Problem to solve: Return the count of lines with the string "React" in them, and nothing else.

# START OF Material for the task

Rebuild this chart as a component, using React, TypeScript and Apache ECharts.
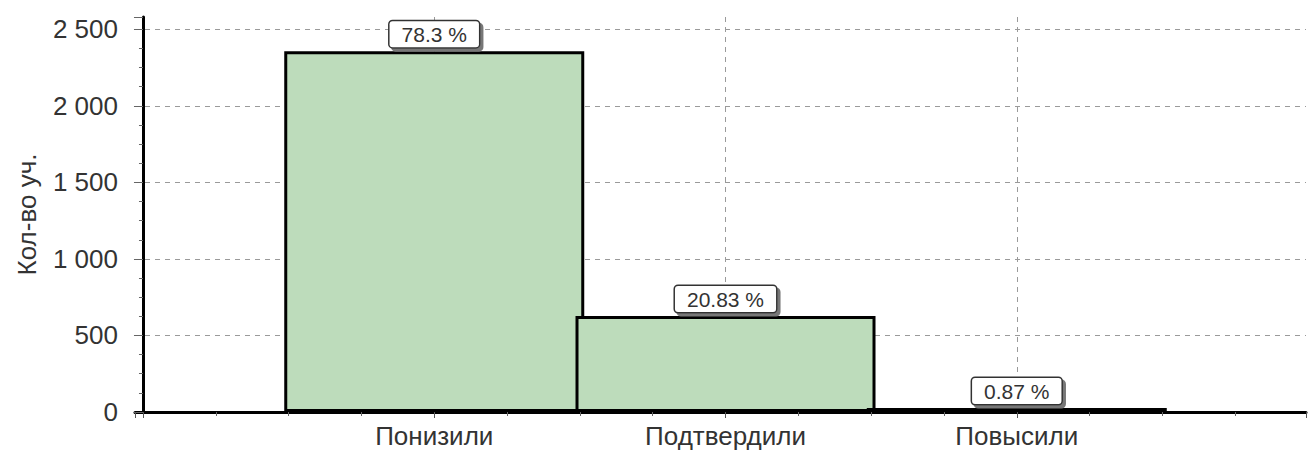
import React, { useEffect, useRef } from "react";
import * as echarts from "echarts";

const categories = ["Понизили", "Подтвердили", "Повысили"];
const positions = [1, 2, 3];
const counts = [2357, 627, 26];
const percentLabels = ["78.3 %", "20.83 %", "0.87 %"];
const yTicks = [0, 500, 1000, 1500, 2000, 2500];
const yAxisName = "Кол-во уч.";

const FONT = "'Liberation Sans', Arial, sans-serif";

export default function App() {
  const ref = useRef<HTMLDivElement>(null);

  useEffect(() => {
    if (!ref.current) return;
    const chart = echarts.init(ref.current, null, { renderer: "svg" });

    const fmtNum = (v: number) =>
      String(v).replace(/\B(?=(\d{3})+(?!\d))/g, " ");

    chart.setOption({
      animation: false,
      backgroundColor: "#ffffff",
      grid: { left: 135, right: 0, top: 17, bottom: 42, containLabel: false },
      xAxis: {
        type: "value",
        min: -0.0274,
        max: 3.993,
        axisLine: { show: true, onZero: false, lineStyle: { color: "#000", width: 3 } },
        axisTick: { show: true, length: 6, lineStyle: { color: "#555", width: 1 } },
        minorTick: { show: true, splitNumber: 4, length: 4, lineStyle: { color: "#666", width: 1 } },
        splitLine: { show: false },
        axisLabel: {
          margin: 11,
          fontSize: 26,
          fontFamily: FONT,
          color: "#333",
          formatter: (v: number) => {
            const i = positions.indexOf(Math.round(v * 1000) / 1000);
            return i >= 0 ? categories[i] : "";
          },
        },
      },
      yAxis: {
        type: "value",
        min: 0,
        max: 2580,
        interval: 500,
        name: yAxisName,
        nameLocation: "middle",
        nameGap: 95,
        nameTextStyle: { fontSize: 26, fontFamily: FONT, color: "#333" },
        axisLine: { show: true, lineStyle: { color: "#000", width: 3 } },
        axisTick: { show: true, length: 9, lineStyle: { color: "#666", width: 1 } },
        minorTick: { show: true, splitNumber: 4, length: 4, lineStyle: { color: "#666", width: 1 } },
        splitLine: {
          show: true,
          showMaxLine: false,
          showMinLine: false,
          lineStyle: { color: "#9a9a9a", width: 1, type: [5, 5] },
        },
        axisLabel: {
          margin: 17,
          fontSize: 26,
          fontFamily: FONT,
          color: "#333",
          formatter: (v: number) => (yTicks.indexOf(v) >= 0 ? fmtNum(v) : ""),
        },
      },
      series: [
        {
          type: "bar",
          barWidth: "103%",
          data: positions.map((p, i) => [p, counts[i]]),
          itemStyle: { color: "#bddcbb", borderColor: "#000", borderWidth: 3 },
          label: {
            show: true,
            position: "top",
            distance: 4,
            formatter: (p: any) => percentLabels[p.dataIndex],
            fontSize: 21,
            fontFamily: FONT,
            color: "#333",
            backgroundColor: "#fff",
            borderColor: "#333",
            borderWidth: 1.5,
            borderRadius: 3,
            padding: [3, 12, 2, 12],
            shadowColor: "#777",
            shadowOffsetX: 3,
            shadowOffsetY: 3,
            shadowBlur: 0,
          },
          markLine: {
            z: 1,
            silent: true,
            symbol: "none",
            label: { show: false },
            lineStyle: { color: "#9a9a9a", width: 1, type: [5, 5] },
            data: positions.map((p) => ({ xAxis: p })),
          },
        },
      ],
    });

    return () => chart.dispose();
  }, []);

  return (
    <div
      ref={ref}
      style={{ position: "fixed", left: 0, top: 0, width: 1309, height: 454 }}
    />
  );
}
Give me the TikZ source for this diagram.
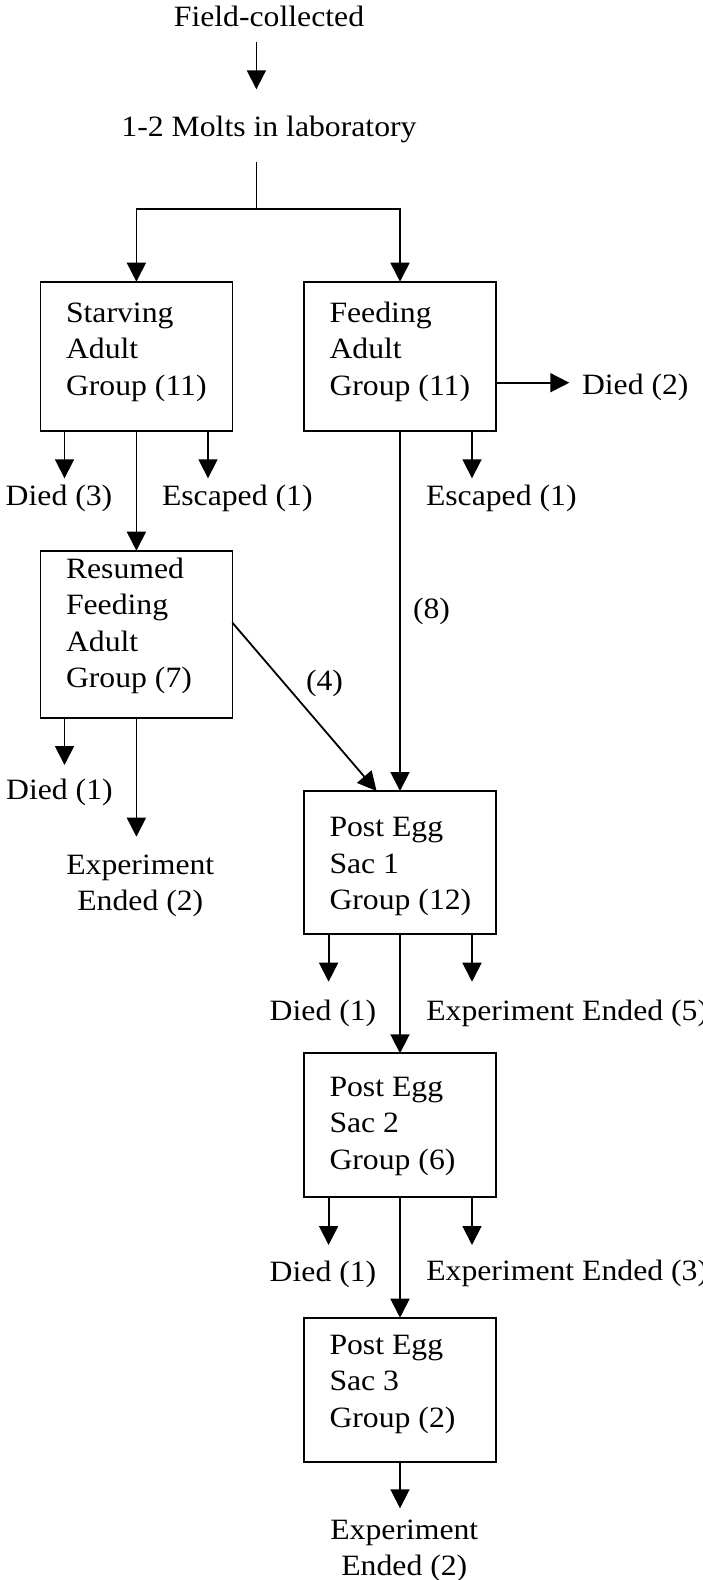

# END OF Material for the task

Full solution: 2